Ken Howery, Trump’s ambassador to Denmark and a PayPal co-founder with Thiel and Musk, has reportedly been in talks to set up these low-regulation zones.
There’s an ironic clash of interests here: the national security establishment wants strong state control over strategic territory. The tech-billionaire funding Trump want the opposite: a deregulated playground for their anarcho-capitalist experiments. Both share a common blindness to Greenlandic sovereignty and Indigenous rights.
It’s profoundly disturbing how the climate crisis is being reframed as opportunity. Greenland’s ice sheet is melting faster due to rising temperatures. Indigenous Greenlanders are watching their traditional way of life vanish as the ice disappears.
The 56,000 Greenlanders, 89% of whom are Indigenous Inuit, have made their position clear: 85% oppose joining the U.S. The last parliamentary elections delivered victory to parties that openly reject Trump’s advances. But you wouldn’t know it from the way Washington talks about Greenland. Their voices are barely a whisper in all these discussions of annexation. At the same time, most Americans oppose the idea of buying or invading Greenland.
By any means
The White House is trying every angle to get its way. U.S. officials have discussed paying every Greenlander a lump sum from $10,000 to $100,000, essentially trying to buy approval from a population that keeps saying no.
The White House is also trying to enter a Compact of Free Association (COFA) agreement with Greenland. In such an agreement, the U.S. only provides mail delivery and military protection operations in exchange for the U.S. military to operate freely and duty-free trade.
Such agreements exist with islands like Palau, the Marshall Islands, and Micronesia. However, this arrangement is unlikely to succeed with Greenland. COFA agreements have previously been inked with independent countries, and Greenland would need to separate from Denmark for such a plan to proceed.
Risks for America
This crisis extends far beyond Greenland. This is about what kind of country America wants to be, and how it leads on the world stage. Will the U.S. lead through partnership and mutual benefit, or through threats and coercion? Does Washington respect self-determination (a principle we claim to champion) or only when it’s convenient?
This obsession with annexation reduces everything to a resource grab. Missing entirely is any recognition of Greenland as a home to people with their own dreams, rights, and hopes for the future.

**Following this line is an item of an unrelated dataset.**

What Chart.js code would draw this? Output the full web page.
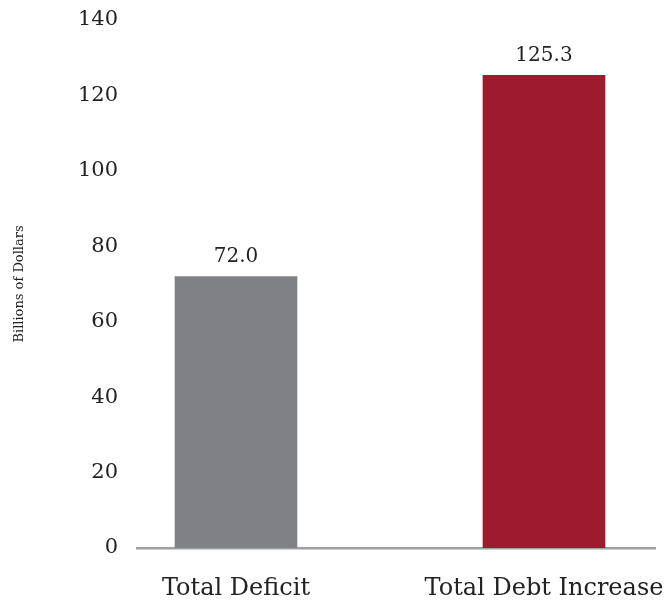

President Trump promised to end forever wars and take on the foreign policy establishment. But these threats over Greenland show the same old thinking that might makes right and that other countries’ independence only counts when it serves our perceived interests. America’s true interests lie not in reviving imperialism but in demonstrating that partnership and mutual benefit offer a better path than aggressive unilateralism.